Ó Bhéal in association with Foras na Gaeilge presents

Pádraig Breandán Ó Laighin

You can listen to Pádraig’s reading here.

Pádraig Breandán Ó Laighin is a poet who writes in Irish. He is also an academic, and has lived in Dublin since his return to Ireland in 1996 after a long period as a professor of sociology in Montréal. His first collection of poetry was published in 1990. His new collection Ní Iontas go bhFuil an Spideog ag Gearán (2011), traverses worlds of meaning and longing, of plants recoiling from the jaded mantra of ‘going forward’, and of remembrances dissolving into brightness. The collection also includes new Irish versions of French, Latin, and Ancient Greek poems. He collected, edited, and contributed to Catullus Gaelach (2010), a translation by leading contemporary poets of the complete works of Catullus – mostly to Irish, but including also translations to Scots Gaelic, Cape Breton Gaelic, and Manx. His introduction to that volume celebrates the continuity of a tradition which at its outset made Irish the first of the European vernacular languages to have translations of classical narrative literature.
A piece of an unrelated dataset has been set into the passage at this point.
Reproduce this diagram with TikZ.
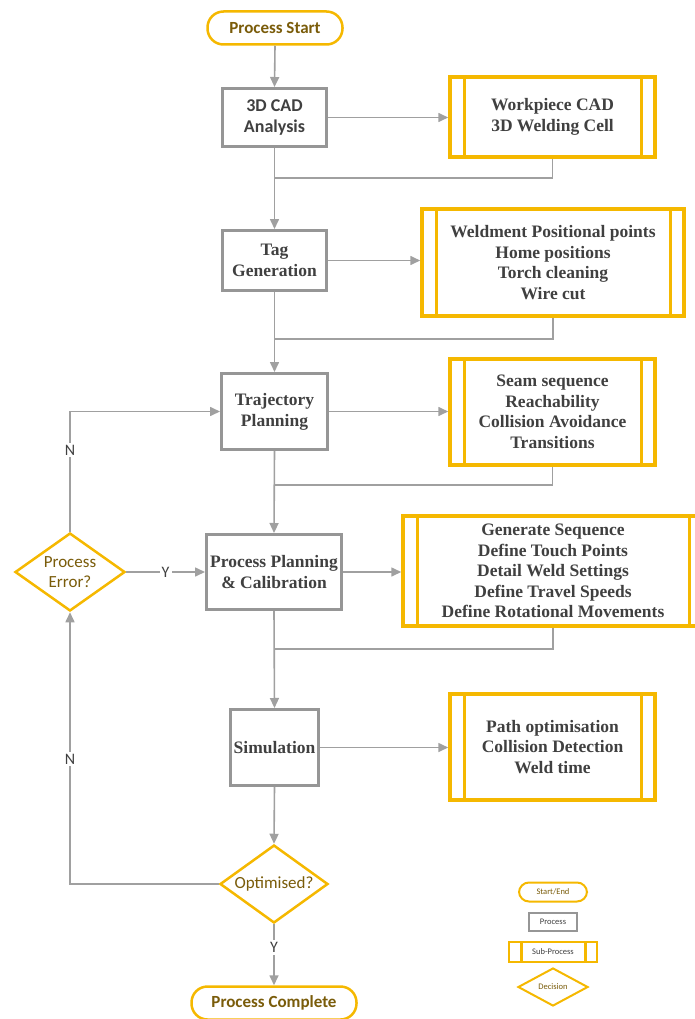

He is perhaps better known as a central figure in the social movement which led to the designation of Irish as an official and a working language of the European Union. A collection of his writings and critical evaluations which played an important role during that campaign is due to be published in a single volume later this year. In Canada he had chaired a council of organizations which sought and won the recognition of Grosse-Île as a national historic site commemorating the thousands of Irish people who died in quarantine there, particularly during the Great Famine. One of his poems commemorates events at that island, and asserts the transformative power of action.
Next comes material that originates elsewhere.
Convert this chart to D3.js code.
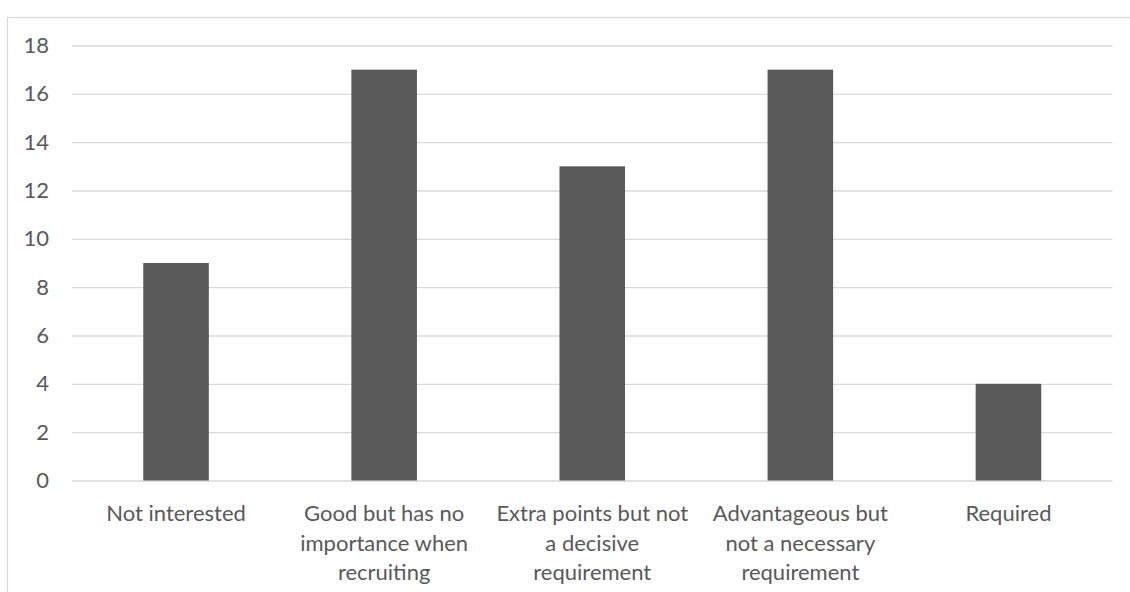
<!DOCTYPE html>
<html>
<head>
<meta charset="utf-8">
<script src="https://cdn.jsdelivr.net/npm/d3@7"></script>
<style>
  html, body { margin: 0; padding: 0; background: #ffffff; }
  svg { display: block; }
  text { font-family: Lato, "Open Sans", sans-serif; fill: #595959; }
</style>
</head>
<body>
<svg id="chart" width="1130" height="592"></svg>
<script>
// Survey answers and how many respondents chose each
const categories = [
  "Not interested",
  "Good but has no importance when recruiting",
  "Extra points but not a decisive requirement",
  "Advantageous but not a necessary requirement",
  "Required"
];
// Category labels broken onto lines as they appear under the axis
const categoryLines = [
  ["Not interested"],
  ["Good but has no", "importance when", "recruiting"],
  ["Extra points but not", "a decisive", "requirement"],
  ["Advantageous but", "not a necessary", "requirement"],
  ["Required"]
];
const counts = [9, 17, 13, 17, 4];
const yTicks = [0, 2, 4, 6, 8, 10, 12, 14, 16, 18];

const svg = d3.select("#chart");
const plot = { left: 72, right: 1112.5, top: 45.5, bottom: 480.5 };

// Chart frame (runs past the right and bottom edges)
svg.append("rect")
  .attr("x", 7.5).attr("y", 17.5)
  .attr("width", 1140).attr("height", 600)
  .attr("fill", "none")
  .attr("stroke", "#d9d9d9")
  .attr("stroke-width", 1.2);

const x = d3.scaleBand()
  .domain(categories)
  .range([plot.left, plot.right])
  .paddingInner(0.685)
  .paddingOuter(0.3425);

const y = d3.scaleLinear()
  .domain([0, 18])
  .range([plot.bottom, plot.top]);

// Horizontal gridlines and value labels
const yAxis = d3.axisLeft(y)
  .tickValues(yTicks)
  .tickSize(-(plot.right - plot.left))
  .tickPadding(23);

const gy = svg.append("g")
  .attr("transform", `translate(${plot.left},0)`)
  .call(yAxis);
gy.select(".domain").remove();
gy.selectAll(".tick line")
  .attr("stroke", "#d9d9d9")
  .attr("stroke-width", 1.3);
gy.selectAll(".tick text")
  .attr("font-size", 22)
  .attr("font-family", "Lato, 'Open Sans', sans-serif")
  .attr("fill", "#595959");

// Bars
svg.append("g")
  .selectAll("rect")
  .data(categories)
  .join("rect")
  .attr("x", d => x(d))
  .attr("width", x.bandwidth())
  .attr("y", (d, i) => y(counts[i]))
  .attr("height", (d, i) => y(0) - y(counts[i]))
  .attr("fill", "#595959");

// Category labels beneath the axis
const labels = svg.append("g")
  .selectAll("text")
  .data(categories)
  .join("text")
  .attr("text-anchor", "middle")
  .attr("font-size", 22)
  .attr("x", d => x(d) + x.bandwidth() / 2)
  .attr("y", 521);

labels.each(function(d, i) {
  d3.select(this).selectAll("tspan")
    .data(categoryLines[i])
    .join("tspan")
    .attr("x", x(d) + x.bandwidth() / 2)
    .attr("dy", (t, j) => j === 0 ? 0 : 29.5)
    .text(t => t);
});
</script>
</body>
</html>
Is i nGaeilge a scríobhann Pádraig Breandán Ó Laighin a chuid filíochta. Chaith sé na blianta fada i Montréal mar ollamh le socheolaíocht. Tá cónaí air i mBaile Átha Cliath ó d’fhill sé ar Éirinn sa bhliain 1996, agus tá sé ag plé fós le socheolaíocht acadúil. Foilsíodh a chéad chnuasach filíochta sa bhliain 1990. Ina chnuasach nua, Ní Iontas go bhFuil an Spideog ag Gearán (2011), tugann sé camchuairt ar léirmhíniú is ar thnúthán, ar phlandaí á gciapadh ag reitric a gheallann dul chun cinn, agus ar chuimhní a scaoileann uathu réaltaí eolais. Cuimsíonn an cnuasach seo chomh maith leaganacha Gaeilge de dhánta ón bhFraincis, ón Laidin, agus ón tSean-Ghréigis. Bhailigh sé, chuir sé in eagar, agus chuir sé féin dánta ar fáil do Catullus Gaelach (2010), aistriúchán le filí comhaimseartha de shaothar Catullus go Gaeilge – Gaeilge na hÉireann go príomha, ach le roinnt dánta i nGaeilge na hAlban, i nGaeilge Cheap Breatainn, agus i nGaeilge Mhanann freisin. Ina réamhrá sa leabhar déanann sé ceiliúradh ar thraidisiún ársa a chuir leaganacha den litríocht chlasaiceach ar fáil i nGaeilge sula raibh a leithéid ann in aon teanga labhartha Eorpach eile.
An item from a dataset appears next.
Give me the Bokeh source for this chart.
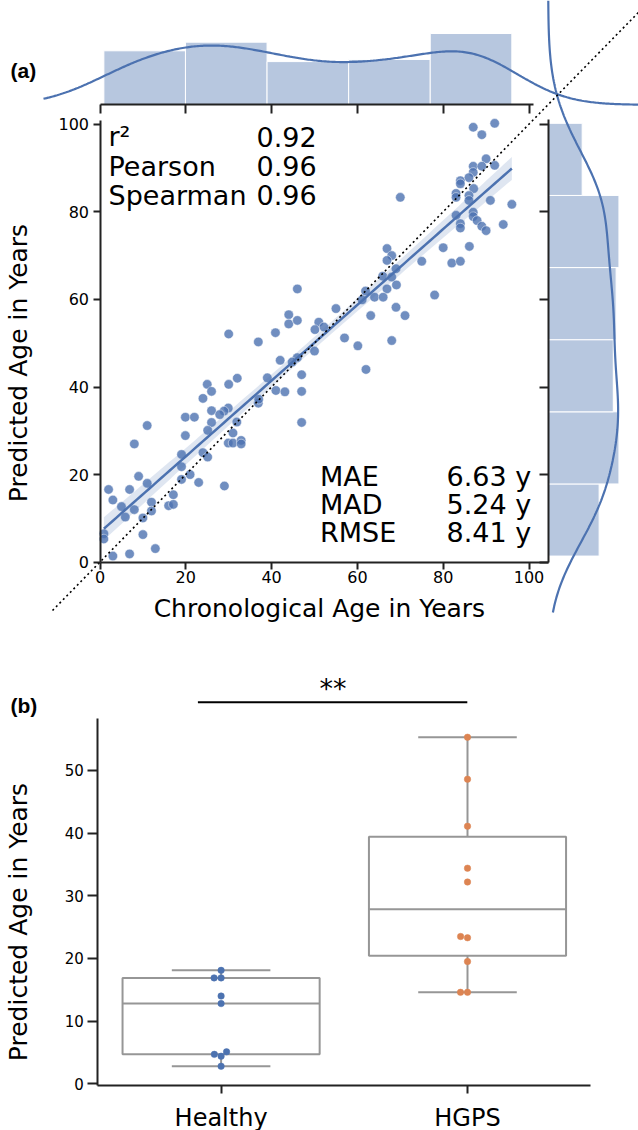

Tá aithne air mar ghníomhaí a bhí lárnach sa ghluaiseacht shóisialta a bhain amach stádas don Ghaeilge mar theanga oifigiúil agus oibre de chuid an Aontais Eorpaigh. Déanfar bailiúchán dá scríbhinní agus dá léirmheasanna a raibh tábhacht leo i gcur i gcrích na haidhme sin a fhoilsiú in aon leabhar amháin níos déanaí i mbliana. I gCeanada bhí sé mar cheannaire ar chomhdháil eagraíochtaí ar éirigh leo stádas mar láthair stairiúil náisiúnta a bhaint amach do Grosse-Île, áit ar cailleadh na mílte Éireannach ar coraintín, go háirithe le linn an Ghorta Mhóir. Déanann ceann dá dhánta comóradh ar eachtraí a tharla ag an oileán sin, agus ar ghníomhú mar eochair an fhaoisimh.